Analytical Model and Solution Illustrating Classical Optical Contribution to Giant Spectral Splitting in Strongly-Coupled Micro/nanocavity-atom System

Abstract

Many experimental observations have shown remarkably large or even giant spectral splitting in strongly-coupled micro/nanocavity-atom systems. Popularly, such a spectral splitting has been attributed to the Rabi splitting, a pure quantum mechanical effect. However, there are disputes regarding whether the spectral splitting caused by multiple emitters, such as excitons in J-aggregate of molecules, is a pure quantum effect or also contributed by classical optical effect. In this work, we address this difficult problem by building a model physical system of a practical Fabry-Perot high-Q optical microcavity involving Lorentz-dispersion atoms.
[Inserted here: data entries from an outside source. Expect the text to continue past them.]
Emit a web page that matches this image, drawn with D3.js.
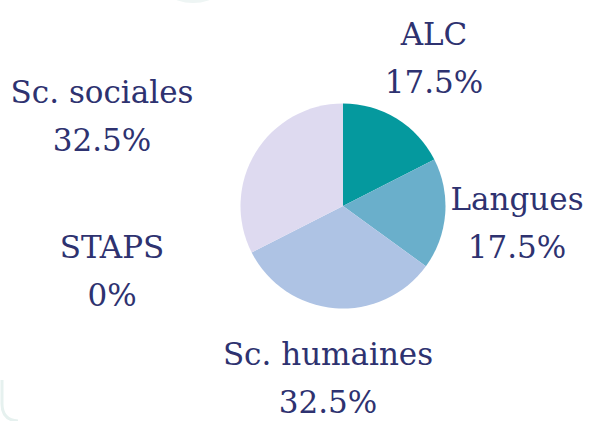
<!DOCTYPE html>
<html>
<head>
<meta charset="utf-8">
<script src="https://cdn.jsdelivr.net/npm/d3@7"></script>
<style>
  body { margin: 0; background: #fff; }
  svg { display: block; }
</style>
</head>
<body>
<div id="chart"></div>
<script>
// data
var categories = ["ALC", "Langues", "Sc. humaines", "STAPS", "Sc. sociales"];
var values = [17.5, 17.5, 32.5, 0, 32.5];
var colors = ["#05999e", "#6aafcb", "#aec3e4", "#c9c3e6", "#dedaf0"];

var width = 590, height = 421;
var cx = 343, cy = 206, radius = 102.5;

var svg = d3.select("#chart")
  .append("svg")
    .attr("width", width)
    .attr("height", height);

// faint background shapes
svg.append("ellipse")
    .attr("cx", 193).attr("cy", -30)
    .attr("rx", 40).attr("ry", 33)
    .attr("fill", "#eef5f4");
svg.append("path")
    .attr("d", "M2,380 L2,404 Q2,420 18,421")
    .attr("fill", "none")
    .attr("stroke", "#e6f1ef")
    .attr("stroke-width", 3);

var data = categories.map(function(c, i) {
  return { name: c, value: values[i], color: colors[i] };
});

var pie = d3.pie()
    .sort(null)
    .value(function(d) { return d.value; });

var arc = d3.arc()
    .innerRadius(0)
    .outerRadius(radius);

var g = svg.append("g")
    .attr("transform", "translate(" + cx + "," + cy + ")");

g.selectAll("path")
  .data(pie(data))
  .enter()
  .append("path")
    .attr("d", arc)
    .attr("fill", function(d) { return d.data.color; });

// labels placed around the pie
var labelPos = {
  "ALC": [434, 45],
  "Langues": [517, 210],
  "Sc. humaines": [328, 365],
  "STAPS": [112, 258],
  "Sc. sociales": [102, 103]
};

var labels = svg.append("g")
    .attr("font-family", "'DejaVu Serif', serif")
    .attr("font-size", 31)
    .attr("fill", "#2e3270")
    .attr("text-anchor", "middle");

data.forEach(function(d) {
  var p = labelPos[d.name];
  var t = labels.append("text")
      .attr("x", p[0]).attr("y", p[1]);
  t.append("tspan").attr("x", p[0]).text(d.name);
  t.append("tspan").attr("x", p[0]).attr("dy", 48).text(d.value + "%");
});
</script>
</body>
</html>
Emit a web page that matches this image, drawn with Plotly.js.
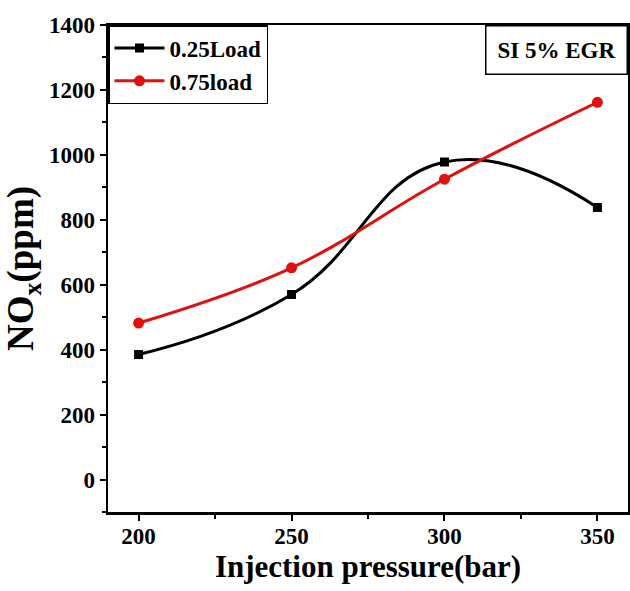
<!DOCTYPE html>
<html><head><meta charset="utf-8">
<script src="https://cdn.plot.ly/plotly-3.0.1.min.js"></script>
<style>body{margin:0;background:#fff}#c{width:630px;height:591px}</style>
</head><body><div id="c"></div>
<script>
const pressure = [200, 250, 300, 350];
const load025 = [385, 570, 978, 838];
const load075 = [482, 652, 925, 1162];
const seriesNames = ['0.25Load', '0.75load'];
const xTicks = [200, 250, 300, 350];
const yTicks = [0, 200, 400, 600, 800, 1000, 1200, 1400];

const font = {family: '"Liberation Serif", "Times New Roman", serif', color: '#000'};
const traces = [
  {x: pressure, y: load025, name: seriesNames[0], mode: 'lines+markers',
   line: {color: '#000', width: 3, shape: 'spline', smoothing: 1.3},
   marker: {symbol: 'square', size: 9, color: '#000'}},
  {x: pressure, y: load075, name: seriesNames[1], mode: 'lines+markers',
   line: {color: '#e01010', width: 3, shape: 'spline', smoothing: 1.1},
   marker: {symbol: 'circle', size: 11, color: '#e01010'}}
];
const axisCommon = {showline: true, linecolor: '#000', linewidth: 2.5, mirror: true,
  ticks: 'outside', ticklen: 6, tickwidth: 2, tickcolor: '#000', showgrid: false, zeroline: false,
  tickfont: Object.assign({}, font, {size: 23, weight: 'bold'})};
const layout = {
  width: 630, height: 591,
  margin: {l: 108, r: 2, t: 25, b: 79},
  paper_bgcolor: '#fff', plot_bgcolor: '#fff',
  showlegend: true,
  legend: {x: 0, y: 1, xanchor: 'left', yanchor: 'top', bordercolor: '#000', borderwidth: 1.5,
    bgcolor: '#fff', font: Object.assign({}, font, {size: 23, weight: 'bold'}), tracegroupgap: 4,
    itemwidth: 50},
  xaxis: Object.assign({}, axisCommon, {range: [190, 360], tickvals: xTicks, ticktext: xTicks.map(String),
    ticklabelstandoff: -4,
    minor: {dtick: 25, tick0: 175, ticks: 'outside', ticklen: 4, tickwidth: 2, tickcolor: '#000'},
    title: {text: 'Injection pressure(bar)', font: Object.assign({}, font, {size: 31, weight: 'bold'}), standoff: 6}}),
  yaxis: Object.assign({}, axisCommon, {range: [-100, 1400], tickvals: yTicks, ticktext: yTicks.map(String),
    minor: {dtick: 100, tick0: 0, ticks: 'outside', ticklen: 4, tickwidth: 2, tickcolor: '#000'},
    title: {text: 'NO<sub>x</sub>(ppm)', font: Object.assign({}, font, {size: 37, weight: 'bold'}), standoff: 10}}),
  annotations: [{xref: 'paper', yref: 'paper', x: 1, y: 1, xanchor: 'right', yanchor: 'top',
    text: 'SI 5% EGR', showarrow: false, bordercolor: '#000', borderwidth: 1.5, borderpad: 11,
    bgcolor: '#fff', font: Object.assign({}, font, {size: 23, weight: 'bold'})}]
};
Plotly.newPlot('c', traces, layout, {displayModeBar: false, staticPlot: true});
</script></body></html>
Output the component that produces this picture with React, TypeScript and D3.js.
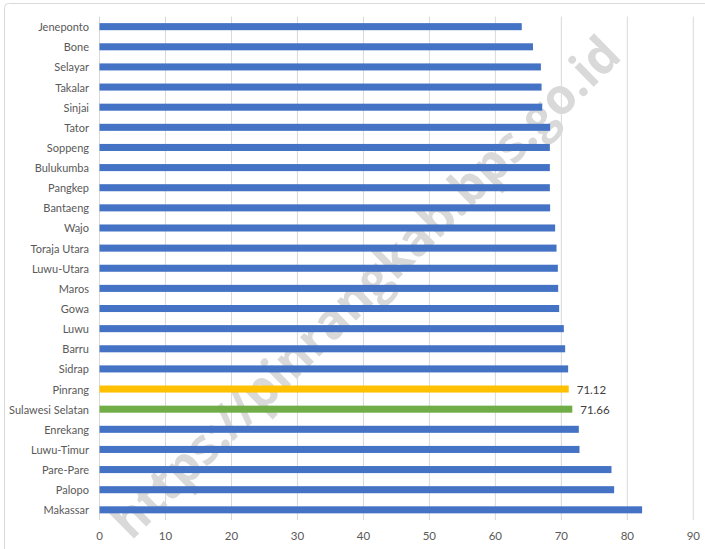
import React from "react";
import * as d3 from "d3";

const categories = [
  "Jeneponto", "Bone", "Selayar", "Takalar", "Sinjai", "Tator", "Soppeng",
  "Bulukumba", "Pangkep", "Bantaeng", "Wajo", "Toraja Utara", "Luwu-Utara",
  "Maros", "Gowa", "Luwu", "Barru", "Sidrap", "Pinrang", "Sulawesi Selatan",
  "Enrekang", "Luwu-Timur", "Pare-Pare", "Palopo", "Makassar",
];
const values = [
  64.0, 65.7, 66.9, 67.0, 67.1, 68.3, 68.26, 68.26, 68.26, 68.3, 69.06,
  69.27, 69.47, 69.52, 69.67, 70.38, 70.58, 71.03, 71.12, 71.66, 72.65,
  72.75, 77.6, 78.0, 82.24,
];
const highlighted: Record<string, string> = {
  Pinrang: "#FFC000",
  "Sulawesi Selatan": "#70AD47",
};
const labelled = ["Pinrang", "Sulawesi Selatan"];
const xTicks = [0, 10, 20, 30, 40, 50, 60, 70, 80, 90];
const watermark = "https://pinrangkab.bps.go.id";

export default function App() {
  const W = 705, H = 549;
  const x = d3.scaleLinear().domain([0, 90]).range([99.5, 693.3]);
  const y = d3.scaleBand().domain(categories).range([16.5, 520]).paddingInner(0.65).paddingOuter(0.33);
  const font = "Lato, 'Open Sans', sans-serif";
  return (
    <div style={{ position: "absolute", left: 0, top: 0 }}>
      <svg width={W} height={H} style={{ display: "block" }}>
        <rect x={0} y={0} width={W} height={H} fill="#fff" />
        <rect x={4.5} y={3.5} width={W + 20} height={H + 20} rx={4} fill="none" stroke="#d9d9d9" strokeWidth={1} />
        {xTicks.map((t) => (
          <line key={t} x1={x(t)} x2={x(t)} y1={16.5} y2={520} stroke="#d9d9d9" strokeWidth={1} />
        ))}
        <text
          x={0}
          y={0}
          transform={`translate(364,286) rotate(-44.5)`}
          textAnchor="middle"
          dominantBaseline="central"
          fontFamily="'Open Sans', 'DejaVu Sans', sans-serif"
          fontWeight={700}
          fontSize={50}
          fill="#d9d9d9"
          textLength={690}
          lengthAdjust="spacingAndGlyphs"
        >
          {watermark}
        </text>
        {categories.map((c, i) => {
          const yy = y(c)!;
          const bh = y.bandwidth();
          return (
            <g key={c}>
              <rect x={x(0)} y={yy} width={x(values[i]) - x(0)} height={bh} fill={highlighted[c] || "#4472C4"} />
              <text x={89} y={yy + bh / 2} textAnchor="end" dominantBaseline="central" fontFamily={font} fontSize={11} fill="#595959">
                {c}
              </text>
              {labelled.includes(c) && (
                <text x={x(values[i]) + 8} y={yy + bh / 2} dominantBaseline="central" fontFamily={font} fontSize={11.5} fill="#404040">
                  {values[i].toFixed(2)}
                </text>
              )}
            </g>
          );
        })}
        {xTicks.map((t) => (
          <text key={t} x={x(t)} y={535} textAnchor="middle" dominantBaseline="central" fontFamily={font} fontSize={11.5} fill="#595959">
            {t}
          </text>
        ))}
      </svg>
    </div>
  );
}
Very interestingly, by performing evaluation and estimate upon several strongly-coupled cavity-atom systems, we have found that the classical optical splitting and quantum Rabi splitting can be in the same order of magnitude. Our studies clearly indicate that the phenomenon of “giant Rabi splitting” that has been extensively observed in many experiments can also be caused by classic optical effects in addition to quantum mechanical effect. In some cases, the contribution by classic optical effects may be comparable to or even exceeding the contribution from quantum effects. We expect that this work can constructing the true and complete physics picture underlying strong light-matter interaction in a micro/nanocavity system.